- INPUT DATA:
--- start ---
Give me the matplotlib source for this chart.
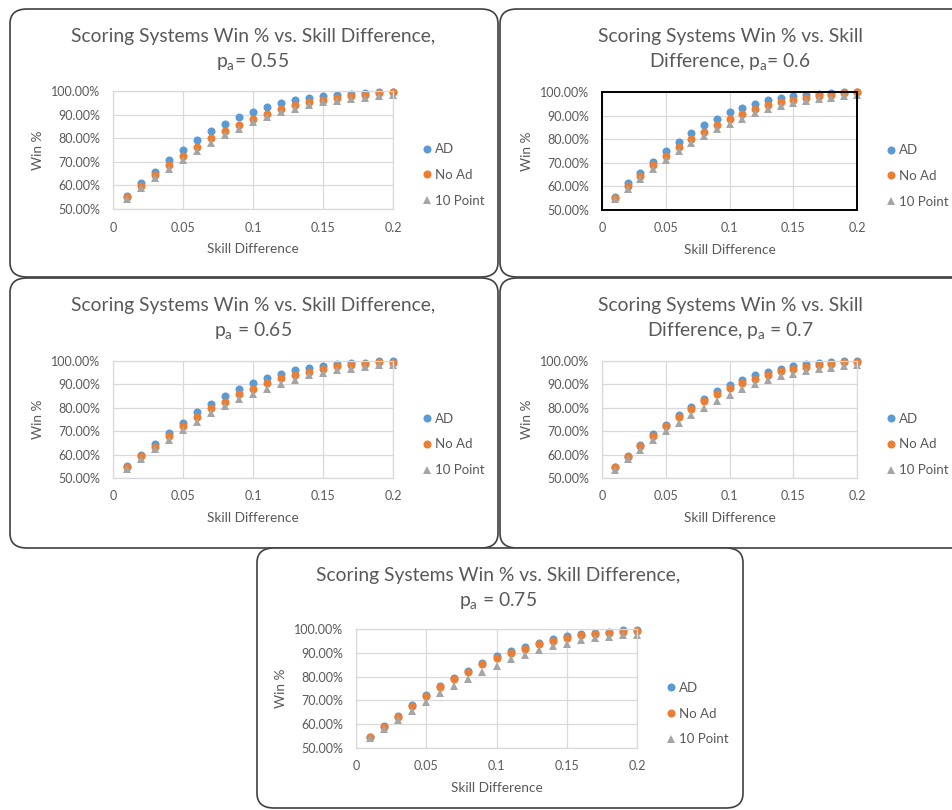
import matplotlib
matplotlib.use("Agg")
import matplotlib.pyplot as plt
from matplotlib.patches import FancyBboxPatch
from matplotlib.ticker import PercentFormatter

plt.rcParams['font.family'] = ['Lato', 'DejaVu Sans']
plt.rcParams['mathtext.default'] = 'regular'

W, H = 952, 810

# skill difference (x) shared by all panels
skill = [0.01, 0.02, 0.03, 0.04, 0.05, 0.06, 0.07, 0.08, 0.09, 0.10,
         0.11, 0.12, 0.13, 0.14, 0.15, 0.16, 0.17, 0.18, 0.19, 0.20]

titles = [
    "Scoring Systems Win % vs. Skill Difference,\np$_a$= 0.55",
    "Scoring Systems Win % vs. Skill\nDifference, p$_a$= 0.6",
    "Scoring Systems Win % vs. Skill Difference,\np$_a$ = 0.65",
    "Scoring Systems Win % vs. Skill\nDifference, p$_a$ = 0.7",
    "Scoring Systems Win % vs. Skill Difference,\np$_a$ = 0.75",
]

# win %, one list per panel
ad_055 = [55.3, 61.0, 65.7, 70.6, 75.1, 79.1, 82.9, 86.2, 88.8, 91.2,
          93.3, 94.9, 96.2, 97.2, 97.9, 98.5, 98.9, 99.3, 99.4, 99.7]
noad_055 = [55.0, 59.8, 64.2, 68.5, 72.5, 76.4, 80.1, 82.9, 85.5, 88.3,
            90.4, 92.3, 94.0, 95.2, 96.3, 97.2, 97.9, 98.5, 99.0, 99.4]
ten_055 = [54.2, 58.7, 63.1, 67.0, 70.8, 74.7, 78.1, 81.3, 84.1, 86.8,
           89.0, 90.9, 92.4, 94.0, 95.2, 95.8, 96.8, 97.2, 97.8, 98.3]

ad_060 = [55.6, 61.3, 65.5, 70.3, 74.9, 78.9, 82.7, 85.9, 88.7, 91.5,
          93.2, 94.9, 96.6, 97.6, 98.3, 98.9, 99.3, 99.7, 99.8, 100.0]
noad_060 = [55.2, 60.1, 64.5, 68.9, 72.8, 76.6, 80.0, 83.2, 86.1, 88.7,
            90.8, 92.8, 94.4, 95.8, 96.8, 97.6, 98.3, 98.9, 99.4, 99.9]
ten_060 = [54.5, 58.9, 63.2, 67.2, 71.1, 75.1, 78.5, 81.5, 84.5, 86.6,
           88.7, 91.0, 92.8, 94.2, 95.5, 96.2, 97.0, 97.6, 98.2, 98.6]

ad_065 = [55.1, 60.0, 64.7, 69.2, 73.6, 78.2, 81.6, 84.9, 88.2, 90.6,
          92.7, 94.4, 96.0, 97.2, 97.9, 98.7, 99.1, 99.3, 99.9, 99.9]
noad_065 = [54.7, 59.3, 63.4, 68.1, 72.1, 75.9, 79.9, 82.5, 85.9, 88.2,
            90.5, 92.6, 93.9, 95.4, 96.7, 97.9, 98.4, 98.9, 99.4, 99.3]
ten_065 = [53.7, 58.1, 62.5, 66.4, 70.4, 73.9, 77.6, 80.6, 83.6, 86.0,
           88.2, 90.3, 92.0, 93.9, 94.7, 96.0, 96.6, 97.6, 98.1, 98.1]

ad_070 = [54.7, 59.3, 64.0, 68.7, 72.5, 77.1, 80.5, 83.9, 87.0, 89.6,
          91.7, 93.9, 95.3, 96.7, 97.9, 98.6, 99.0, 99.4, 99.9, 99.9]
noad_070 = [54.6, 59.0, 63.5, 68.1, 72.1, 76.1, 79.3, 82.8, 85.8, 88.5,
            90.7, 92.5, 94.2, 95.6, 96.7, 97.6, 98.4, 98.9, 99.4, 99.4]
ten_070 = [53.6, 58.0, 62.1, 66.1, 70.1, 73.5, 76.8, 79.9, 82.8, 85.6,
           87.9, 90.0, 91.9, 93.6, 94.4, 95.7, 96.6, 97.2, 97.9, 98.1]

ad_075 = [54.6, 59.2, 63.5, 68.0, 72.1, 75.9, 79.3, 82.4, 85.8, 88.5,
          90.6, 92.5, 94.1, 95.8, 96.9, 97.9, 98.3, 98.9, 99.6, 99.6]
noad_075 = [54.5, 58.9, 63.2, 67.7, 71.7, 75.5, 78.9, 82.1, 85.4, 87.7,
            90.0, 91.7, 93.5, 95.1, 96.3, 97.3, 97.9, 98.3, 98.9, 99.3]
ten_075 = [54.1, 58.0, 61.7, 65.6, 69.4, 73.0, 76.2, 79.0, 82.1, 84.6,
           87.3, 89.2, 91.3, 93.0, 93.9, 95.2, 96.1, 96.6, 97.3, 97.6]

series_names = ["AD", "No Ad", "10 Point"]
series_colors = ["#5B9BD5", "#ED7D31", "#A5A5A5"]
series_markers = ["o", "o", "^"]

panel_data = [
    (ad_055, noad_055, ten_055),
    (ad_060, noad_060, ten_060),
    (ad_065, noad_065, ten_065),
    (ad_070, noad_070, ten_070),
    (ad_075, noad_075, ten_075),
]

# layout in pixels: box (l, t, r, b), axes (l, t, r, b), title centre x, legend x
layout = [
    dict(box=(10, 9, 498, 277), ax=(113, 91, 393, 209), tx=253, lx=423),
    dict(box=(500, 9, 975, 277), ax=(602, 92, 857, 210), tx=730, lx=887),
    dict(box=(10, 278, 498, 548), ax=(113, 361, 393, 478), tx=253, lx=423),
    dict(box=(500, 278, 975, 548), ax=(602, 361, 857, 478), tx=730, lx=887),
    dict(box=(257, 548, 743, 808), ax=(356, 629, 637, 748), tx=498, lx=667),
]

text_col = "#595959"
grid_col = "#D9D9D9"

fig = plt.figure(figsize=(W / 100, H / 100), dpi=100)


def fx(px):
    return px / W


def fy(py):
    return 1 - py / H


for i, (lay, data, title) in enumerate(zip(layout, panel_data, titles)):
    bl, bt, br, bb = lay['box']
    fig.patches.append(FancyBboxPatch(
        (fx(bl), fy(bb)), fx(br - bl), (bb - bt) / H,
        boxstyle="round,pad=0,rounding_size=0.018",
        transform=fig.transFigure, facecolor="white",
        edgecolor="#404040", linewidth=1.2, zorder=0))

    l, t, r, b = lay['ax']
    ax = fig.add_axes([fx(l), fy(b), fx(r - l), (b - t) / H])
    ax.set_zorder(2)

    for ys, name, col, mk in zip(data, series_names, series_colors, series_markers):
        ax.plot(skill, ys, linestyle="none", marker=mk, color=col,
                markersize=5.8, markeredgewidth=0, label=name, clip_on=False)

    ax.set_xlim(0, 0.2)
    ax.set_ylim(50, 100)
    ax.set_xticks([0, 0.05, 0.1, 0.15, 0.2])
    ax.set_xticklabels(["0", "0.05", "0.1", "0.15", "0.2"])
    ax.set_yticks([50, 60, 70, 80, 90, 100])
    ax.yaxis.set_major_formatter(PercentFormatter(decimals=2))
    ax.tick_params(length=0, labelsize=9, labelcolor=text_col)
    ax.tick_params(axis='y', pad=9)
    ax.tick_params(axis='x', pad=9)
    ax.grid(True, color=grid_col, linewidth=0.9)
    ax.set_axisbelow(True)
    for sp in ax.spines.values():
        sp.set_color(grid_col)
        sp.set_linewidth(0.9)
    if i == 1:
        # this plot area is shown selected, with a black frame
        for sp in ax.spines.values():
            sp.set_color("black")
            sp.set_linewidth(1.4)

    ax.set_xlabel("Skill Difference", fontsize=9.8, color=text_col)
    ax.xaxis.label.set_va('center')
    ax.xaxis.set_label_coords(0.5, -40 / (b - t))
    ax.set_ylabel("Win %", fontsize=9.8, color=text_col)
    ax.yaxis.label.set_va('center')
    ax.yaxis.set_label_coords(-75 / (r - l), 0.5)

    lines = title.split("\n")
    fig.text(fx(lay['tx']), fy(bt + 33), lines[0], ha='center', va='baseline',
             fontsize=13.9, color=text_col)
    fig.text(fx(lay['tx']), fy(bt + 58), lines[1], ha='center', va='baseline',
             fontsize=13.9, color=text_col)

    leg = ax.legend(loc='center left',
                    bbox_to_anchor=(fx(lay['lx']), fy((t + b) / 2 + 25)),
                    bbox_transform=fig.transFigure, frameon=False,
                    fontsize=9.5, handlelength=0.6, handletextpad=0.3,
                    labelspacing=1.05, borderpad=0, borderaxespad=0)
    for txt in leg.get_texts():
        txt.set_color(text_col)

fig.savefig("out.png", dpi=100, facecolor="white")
--- end ---
--- start ---
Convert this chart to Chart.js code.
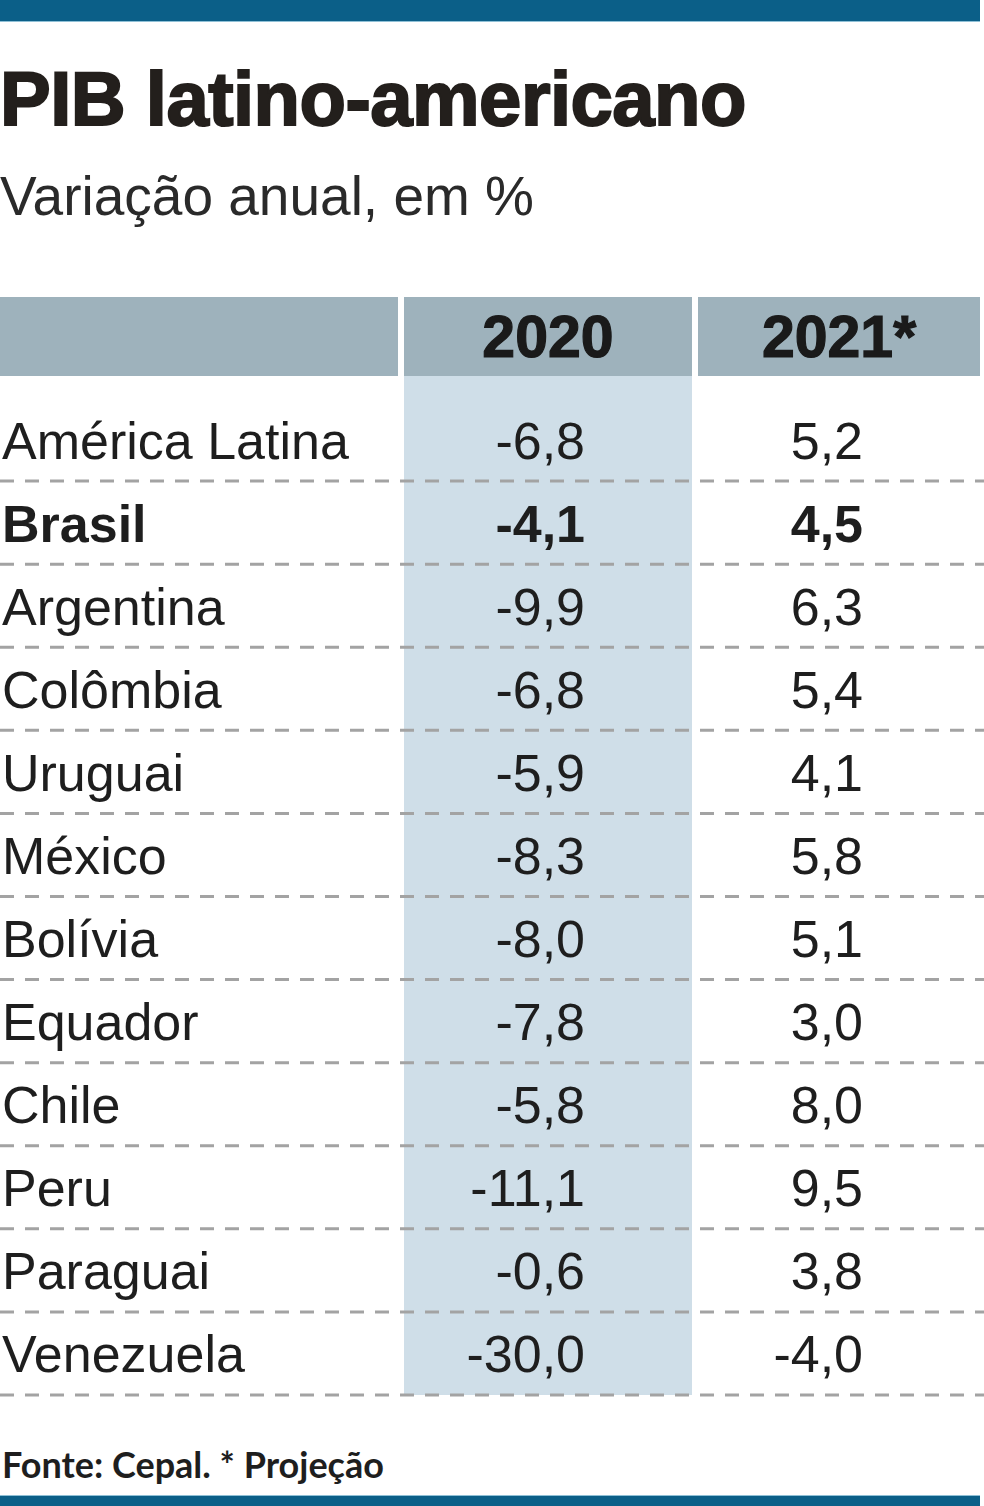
--- end ---
--- start ---
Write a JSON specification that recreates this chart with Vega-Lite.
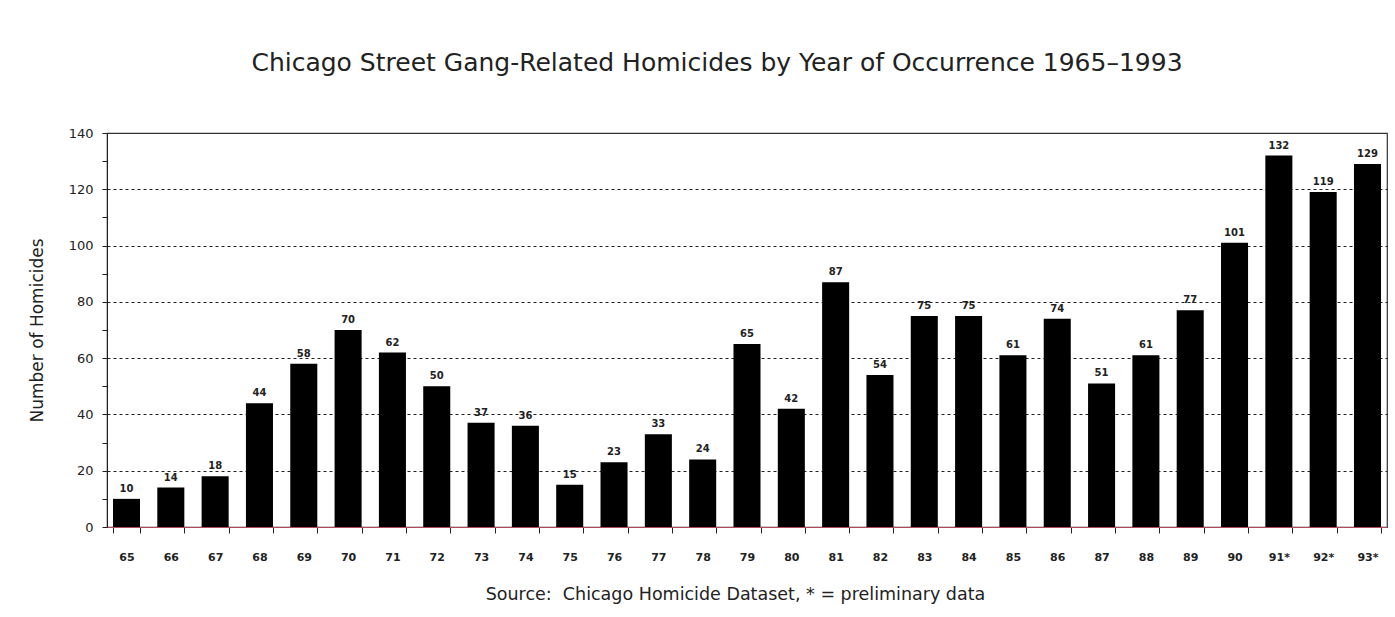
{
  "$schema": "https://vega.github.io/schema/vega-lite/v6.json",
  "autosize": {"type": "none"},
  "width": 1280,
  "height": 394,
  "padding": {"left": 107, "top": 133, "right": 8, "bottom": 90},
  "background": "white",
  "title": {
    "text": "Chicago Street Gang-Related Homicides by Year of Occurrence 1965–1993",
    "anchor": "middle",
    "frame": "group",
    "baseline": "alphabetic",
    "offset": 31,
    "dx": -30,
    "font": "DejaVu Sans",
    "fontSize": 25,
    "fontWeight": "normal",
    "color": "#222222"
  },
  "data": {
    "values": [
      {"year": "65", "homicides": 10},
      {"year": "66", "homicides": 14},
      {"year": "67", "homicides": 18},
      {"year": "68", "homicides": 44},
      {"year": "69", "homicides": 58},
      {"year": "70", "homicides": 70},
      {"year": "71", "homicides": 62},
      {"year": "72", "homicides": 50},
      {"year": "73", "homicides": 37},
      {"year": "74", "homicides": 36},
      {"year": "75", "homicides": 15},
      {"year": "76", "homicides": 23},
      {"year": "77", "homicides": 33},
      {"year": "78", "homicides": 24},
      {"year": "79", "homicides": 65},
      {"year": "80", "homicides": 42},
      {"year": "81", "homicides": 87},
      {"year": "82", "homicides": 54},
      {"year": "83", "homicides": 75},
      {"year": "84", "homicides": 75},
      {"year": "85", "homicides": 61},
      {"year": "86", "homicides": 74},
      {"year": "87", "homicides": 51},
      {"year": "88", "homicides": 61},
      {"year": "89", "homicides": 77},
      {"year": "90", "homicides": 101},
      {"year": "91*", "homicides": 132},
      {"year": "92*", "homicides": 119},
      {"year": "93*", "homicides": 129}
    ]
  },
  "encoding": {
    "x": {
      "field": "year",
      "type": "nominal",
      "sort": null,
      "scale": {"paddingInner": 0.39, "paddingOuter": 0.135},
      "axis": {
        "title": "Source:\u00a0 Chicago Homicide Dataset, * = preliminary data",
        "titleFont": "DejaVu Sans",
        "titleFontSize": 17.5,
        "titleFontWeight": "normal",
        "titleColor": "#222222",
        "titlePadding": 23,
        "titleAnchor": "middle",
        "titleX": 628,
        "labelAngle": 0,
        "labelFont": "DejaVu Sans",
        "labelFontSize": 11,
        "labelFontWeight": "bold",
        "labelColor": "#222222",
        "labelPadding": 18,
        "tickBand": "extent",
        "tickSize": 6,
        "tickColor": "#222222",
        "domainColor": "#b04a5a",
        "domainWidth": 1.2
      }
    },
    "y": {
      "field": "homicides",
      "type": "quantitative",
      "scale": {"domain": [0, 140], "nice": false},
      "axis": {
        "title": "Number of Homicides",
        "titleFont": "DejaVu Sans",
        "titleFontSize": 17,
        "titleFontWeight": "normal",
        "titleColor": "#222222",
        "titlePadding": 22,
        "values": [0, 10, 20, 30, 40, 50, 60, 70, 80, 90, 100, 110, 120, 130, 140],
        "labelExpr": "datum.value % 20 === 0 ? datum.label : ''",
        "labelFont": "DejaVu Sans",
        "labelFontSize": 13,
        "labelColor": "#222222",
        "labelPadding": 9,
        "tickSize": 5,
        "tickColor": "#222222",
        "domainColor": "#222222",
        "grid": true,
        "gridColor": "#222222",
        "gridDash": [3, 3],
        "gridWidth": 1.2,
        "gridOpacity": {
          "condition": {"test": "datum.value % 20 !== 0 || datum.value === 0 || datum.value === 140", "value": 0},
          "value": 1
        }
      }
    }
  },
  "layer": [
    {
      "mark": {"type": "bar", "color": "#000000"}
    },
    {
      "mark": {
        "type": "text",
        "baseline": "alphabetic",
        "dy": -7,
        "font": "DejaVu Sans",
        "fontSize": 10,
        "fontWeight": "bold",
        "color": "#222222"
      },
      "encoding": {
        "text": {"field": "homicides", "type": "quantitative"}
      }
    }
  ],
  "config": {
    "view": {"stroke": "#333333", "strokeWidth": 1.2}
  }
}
--- end ---
- WHAT NEEDS TO BE DONE: Using the data above, print only the lines starting at the one with "Give me the matplotlib source for this chart." and ending at the one with "89.0, 90.9, 92.4, 94.0, 95.2, 95.8, 96.8, 97.2, 97.8, 98.3]", exactly as they stand, minus the pictures.

- CORRECT ANSWER:
Give me the matplotlib source for this chart.
import matplotlib
matplotlib.use("Agg")
import matplotlib.pyplot as plt
from matplotlib.patches import FancyBboxPatch
from matplotlib.ticker import PercentFormatter

plt.rcParams['font.family'] = ['Lato', 'DejaVu Sans']
plt.rcParams['mathtext.default'] = 'regular'

W, H = 952, 810

# skill difference (x) shared by all panels
skill = [0.01, 0.02, 0.03, 0.04, 0.05, 0.06, 0.07, 0.08, 0.09, 0.10,
         0.11, 0.12, 0.13, 0.14, 0.15, 0.16, 0.17, 0.18, 0.19, 0.20]

titles = [
    "Scoring Systems Win % vs. Skill Difference,\np$_a$= 0.55",
    "Scoring Systems Win % vs. Skill\nDifference, p$_a$= 0.6",
    "Scoring Systems Win % vs. Skill Difference,\np$_a$ = 0.65",
    "Scoring Systems Win % vs. Skill\nDifference, p$_a$ = 0.7",
    "Scoring Systems Win % vs. Skill Difference,\np$_a$ = 0.75",
]

# win %, one list per panel
ad_055 = [55.3, 61.0, 65.7, 70.6, 75.1, 79.1, 82.9, 86.2, 88.8, 91.2,
          93.3, 94.9, 96.2, 97.2, 97.9, 98.5, 98.9, 99.3, 99.4, 99.7]
noad_055 = [55.0, 59.8, 64.2, 68.5, 72.5, 76.4, 80.1, 82.9, 85.5, 88.3,
            90.4, 92.3, 94.0, 95.2, 96.3, 97.2, 97.9, 98.5, 99.0, 99.4]
ten_055 = [54.2, 58.7, 63.1, 67.0, 70.8, 74.7, 78.1, 81.3, 84.1, 86.8,
           89.0, 90.9, 92.4, 94.0, 95.2, 95.8, 96.8, 97.2, 97.8, 98.3]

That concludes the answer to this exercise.